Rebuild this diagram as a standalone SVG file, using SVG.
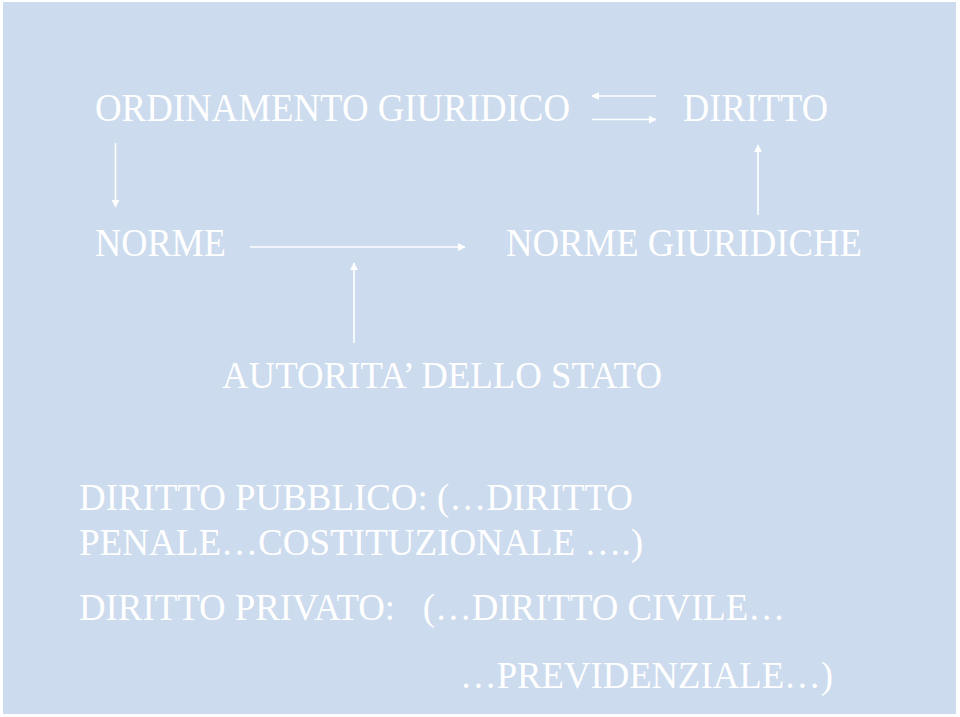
<svg xmlns="http://www.w3.org/2000/svg" width="960" height="717" viewBox="0 0 960 717">
<defs>
<style>
.t{font-family:"Liberation Serif","Times New Roman",serif;fill:#FFFFFF;font-size:37px}
.big{font-size:39px}
.c{stroke:#FFFFFF;stroke-width:1.6;fill:none}
</style>
<marker id="ah" viewBox="0 0 10 10" refX="9" refY="5" markerWidth="8" markerHeight="8" markerUnits="userSpaceOnUse" orient="auto">
<path d="M0,0 L10,5 L0,10 z" fill="#FFFFFF"/>
</marker>
</defs>
<rect x="0" y="0" width="960" height="717" fill="#FFFFFF"/>
<rect x="3" y="2" width="953" height="712" fill="#CCDBED"/>
<g id="ordinamento"><text class="t big" x="95" y="121" textLength="475" lengthAdjust="spacingAndGlyphs">ORDINAMENTO GIURIDICO</text></g>
<g id="diritto"><text class="t big" x="683" y="121" textLength="145" lengthAdjust="spacingAndGlyphs">DIRITTO</text></g>
<g id="norme"><text class="t big" x="95" y="256" textLength="131" lengthAdjust="spacingAndGlyphs">NORME</text></g>
<g id="norme-giuridiche"><text class="t big" x="506" y="256" textLength="356" lengthAdjust="spacingAndGlyphs">NORME GIURIDICHE</text></g>
<g id="autorita"><text class="t" x="222" y="388" textLength="440" lengthAdjust="spacingAndGlyphs">AUTORITA’ DELLO STATO</text></g>
<g id="pubblico">
<text class="t" x="79" y="510" textLength="554" lengthAdjust="spacingAndGlyphs">DIRITTO PUBBLICO: (…DIRITTO</text>
<text class="t" x="79" y="555" textLength="564" lengthAdjust="spacingAndGlyphs">PENALE…COSTITUZIONALE ….)</text>
</g>
<g id="privato">
<text class="t" x="79" y="620" textLength="706" lengthAdjust="spacingAndGlyphs" xml:space="preserve">DIRITTO PRIVATO:   (…DIRITTO CIVILE…</text>
<text class="t" x="460" y="688" textLength="373" lengthAdjust="spacingAndGlyphs">…PREVIDENZIALE…)</text>
</g>
<g id="connectors">
<line class="c" x1="656" y1="96" x2="592" y2="96" marker-end="url(#ah)"/>
<line class="c" x1="592" y1="119.5" x2="656" y2="119.5" marker-end="url(#ah)"/>
<line class="c" x1="115.5" y1="143" x2="115.5" y2="207" marker-end="url(#ah)"/>
<line class="c" x1="758" y1="215" x2="758" y2="145" marker-end="url(#ah)"/>
<line class="c" x1="250" y1="247" x2="465" y2="247" marker-end="url(#ah)"/>
<line class="c" x1="354" y1="343" x2="354" y2="263" marker-end="url(#ah)"/>
</g>
</svg>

--*--

◆ Challenge: Write out the whole listing again, exactly, with no pictures.

◆ Correct response:
Rebuild this diagram as a standalone SVG file, using SVG.
<svg xmlns="http://www.w3.org/2000/svg" width="960" height="717" viewBox="0 0 960 717">
<defs>
<style>
.t{font-family:"Liberation Serif","Times New Roman",serif;fill:#FFFFFF;font-size:37px}
.big{font-size:39px}
.c{stroke:#FFFFFF;stroke-width:1.6;fill:none}
</style>
<marker id="ah" viewBox="0 0 10 10" refX="9" refY="5" markerWidth="8" markerHeight="8" markerUnits="userSpaceOnUse" orient="auto">
<path d="M0,0 L10,5 L0,10 z" fill="#FFFFFF"/>
</marker>
</defs>
<rect x="0" y="0" width="960" height="717" fill="#FFFFFF"/>
<rect x="3" y="2" width="953" height="712" fill="#CCDBED"/>
<g id="ordinamento"><text class="t big" x="95" y="121" textLength="475" lengthAdjust="spacingAndGlyphs">ORDINAMENTO GIURIDICO</text></g>
<g id="diritto"><text class="t big" x="683" y="121" textLength="145" lengthAdjust="spacingAndGlyphs">DIRITTO</text></g>
<g id="norme"><text class="t big" x="95" y="256" textLength="131" lengthAdjust="spacingAndGlyphs">NORME</text></g>
<g id="norme-giuridiche"><text class="t big" x="506" y="256" textLength="356" lengthAdjust="spacingAndGlyphs">NORME GIURIDICHE</text></g>
<g id="autorita"><text class="t" x="222" y="388" textLength="440" lengthAdjust="spacingAndGlyphs">AUTORITA’ DELLO STATO</text></g>
<g id="pubblico">
<text class="t" x="79" y="510" textLength="554" lengthAdjust="spacingAndGlyphs">DIRITTO PUBBLICO: (…DIRITTO</text>
<text class="t" x="79" y="555" textLength="564" lengthAdjust="spacingAndGlyphs">PENALE…COSTITUZIONALE ….)</text>
</g>
<g id="privato">
<text class="t" x="79" y="620" textLength="706" lengthAdjust="spacingAndGlyphs" xml:space="preserve">DIRITTO PRIVATO:   (…DIRITTO CIVILE…</text>
<text class="t" x="460" y="688" textLength="373" lengthAdjust="spacingAndGlyphs">…PREVIDENZIALE…)</text>
</g>
<g id="connectors">
<line class="c" x1="656" y1="96" x2="592" y2="96" marker-end="url(#ah)"/>
<line class="c" x1="592" y1="119.5" x2="656" y2="119.5" marker-end="url(#ah)"/>
<line class="c" x1="115.5" y1="143" x2="115.5" y2="207" marker-end="url(#ah)"/>
<line class="c" x1="758" y1="215" x2="758" y2="145" marker-end="url(#ah)"/>
<line class="c" x1="250" y1="247" x2="465" y2="247" marker-end="url(#ah)"/>
<line class="c" x1="354" y1="343" x2="354" y2="263" marker-end="url(#ah)"/>
</g>
</svg>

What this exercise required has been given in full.